Monday, September 8, 2008

No Men=No Maids

You're aware, I assume, that there exist very real threats to our livelihood. We're surrounded on all fronts by faces of terrorists and journalists; war criminals and rock music critics. And trust me, they are cut from the same cloth. Their intent is to instill fear and self-doubt. They have chosen to destroy rather than create. They are instigators.
What is our reaction—Do we negotiate? Do we panic? Do we hide up in our hidey-holes with our lil' hidey-blankets, calling up imaginary hidey-friends on imaginary hidey-phones?

Don't be ridiculous. We build missile laser defense shields. It's what the big boys do.
How else to make sure that those ne'er-do-wells are kept outside our nation's borders? And for those of you worrying about your own private borders, this tech tree trickles down to consumer products like Illegal-Immigration-Laser-Defense-Shield, Unwarranted-Wiretapping-Laser-Defense-Shield and Definitely-Not-A-Recession-Probably-Laser-Defense-Shield. All pocket-sized, on-the-go like. Which brings us back to the age-old equation:

X + Y = (^_^)

In which X = Tax Dollars
Y = Flagrant Government Spending
(^_^) = Cool Gadgets For Me To Buy
Even with all of these precautions, the breakdown in security starts with the introduction of the human element. How else to explain this recent lapse in protocol, that another article of DemoWAR contraband has been discovered on the premises? A bootlegged song à la Meredith DiMenna, no less. This is disquieting.


I've got no choice left but to slowly shake my head in consternation. I try to tell you men that this stuff is dangerous - you don't listen. I tell you that you're furthering the breakdown of our puritanical society - you label me a paranoid old coot. These pirate broadcasts offer nothing more than empty promises! Trust me - there are no women coming to visit you in the wee hours, bearing gifts of sonorous song and bountiful bosom. There are no maids coming to make your meals or tuck your sheets under your chin like mommy used to do. There is only a progressive weakening of your manlinesses, resulting in a feminization of the entire corps.

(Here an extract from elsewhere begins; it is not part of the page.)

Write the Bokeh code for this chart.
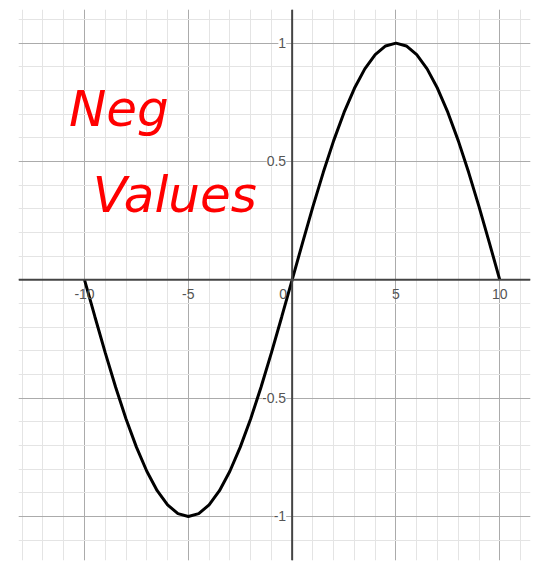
from bokeh.plotting import figure
from bokeh.models import Range1d, Grid, SingleIntervalTicker, Span
from bokeh.core.properties import value
from bokeh.embed import file_html
from bokeh.resources import INLINE

# curve samples
curve_x = [-10, -9.5, -9, -8.5, -8, -7.5, -7, -6.5, -6, -5.5, -5, -4.5, -4, -3.5, -3, -2.5,
           -2, -1.5, -1, -0.5, 0, 0.5, 1, 1.5, 2, 2.5, 3, 3.5, 4, 4.5, 5, 5.5, 6, 6.5, 7,
           7.5, 8, 8.5, 9, 9.5, 10]
curve_y = [0, -0.156, -0.309, -0.454, -0.588, -0.707, -0.809, -0.891, -0.951, -0.988, -1.0,
           -0.988, -0.951, -0.891, -0.809, -0.707, -0.588, -0.454, -0.309, -0.156, 0,
           0.156, 0.309, 0.454, 0.588, 0.707, 0.809, 0.891, 0.951, 0.988, 1.0,
           0.988, 0.951, 0.891, 0.809, 0.707, 0.588, 0.454, 0.309, 0.156, 0]

x_tick_vals = [-10, -5, 5, 10]
x_tick_labels = ["-10", "-5", "5", "10"]
y_tick_vals = [1, 0.5, -0.5, -1]
y_tick_labels = ["1", "0.5", "-0.5", "-1"]
origin_label = ["0"]
note_lines = ["Neg", "Values"]
note_x = [-10.75, -9.6]
note_y = [0.72, 0.36]
note_sizes = ["50px", "50px"]

p = figure(width=534, height=564, output_backend="svg", toolbar_location=None,
           x_axis_type=None, y_axis_type=None,
           x_range=Range1d(-13.18, 11.48), y_range=Range1d(-1.186, 1.142),
           min_border_left=18, min_border_right=4, min_border_top=9, min_border_bottom=4)
p.outline_line_color = None
p.background_fill_color = "white"

xg = Grid(dimension=0, ticker=SingleIntervalTicker(interval=5, num_minor_ticks=5),
          grid_line_color="#ababab", grid_line_width=1,
          minor_grid_line_color="#e4e4e4", minor_grid_line_width=1)
yg = Grid(dimension=1, ticker=SingleIntervalTicker(interval=0.5, num_minor_ticks=5),
          grid_line_color="#ababab", grid_line_width=1,
          minor_grid_line_color="#e4e4e4", minor_grid_line_width=1)
p.add_layout(xg)
p.add_layout(yg)

p.add_layout(Span(location=0, dimension="height", line_color="#444444", line_width=2))
p.add_layout(Span(location=0, dimension="width", line_color="#444444", line_width=2))

p.line(curve_x, curve_y, line_color="black", line_width=3)

lab_font = value("Liberation Sans")
p.text(x=x_tick_vals, y=[0] * len(x_tick_vals), text=x_tick_labels,
       text_align="center", text_baseline="middle", y_offset=14,
       text_font=lab_font, text_font_size="14px", text_color="#555555")
p.text(x=[0], y=[0], text=origin_label, text_align="right", text_baseline="middle",
       x_offset=-5, y_offset=14, text_font=lab_font, text_font_size="14px", text_color="#555555")
p.text(x=[0] * len(y_tick_vals), y=y_tick_vals, text=y_tick_labels,
       text_align="right", text_baseline="middle", x_offset=-6,
       text_font=lab_font, text_font_size="14px", text_color="#555555",
       background_fill_color="white")

p.text(x=note_x, y=note_y, text=note_lines, text_align="left", text_baseline="alphabetic",
       text_font=value("DejaVu Sans"), text_font_style="italic",
       text_font_size=note_sizes[0], text_color="#ff0000")

open("out.html", "w").write(file_html(p, INLINE))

The truth is when you bunk down, listening to these...these "records," our squad of MACHO Operatives (Muscle Atrophy CHecker-Outers) is sneaking into your dormitories with calipers—big, shiny calipers—to sure your muscles aren't atrophying. But it turns out they are atrophying, like bananas in the sun.
Imagine you took a bicep and hollowed it out, but instead of all that bicepy stuff, you replaced it with gummy-bear gummy-stuff. And now that the temperature has hit 90°, the melty-gummy-stuff is trickling out of your pores like high-fructose sweat. So here you are stuck to your clothes, your copy of Jet magazine, a nearby picnic table and oh look, it won't be long before bees arrive. Oh god, the bees!*

So let that be a lesson learned. No golden radio voice will save you from the horrors of sticky magazines. Wait, that came out wrong. ...damnit!

*...and the horseflies! Whence these plagues were visited upon us?!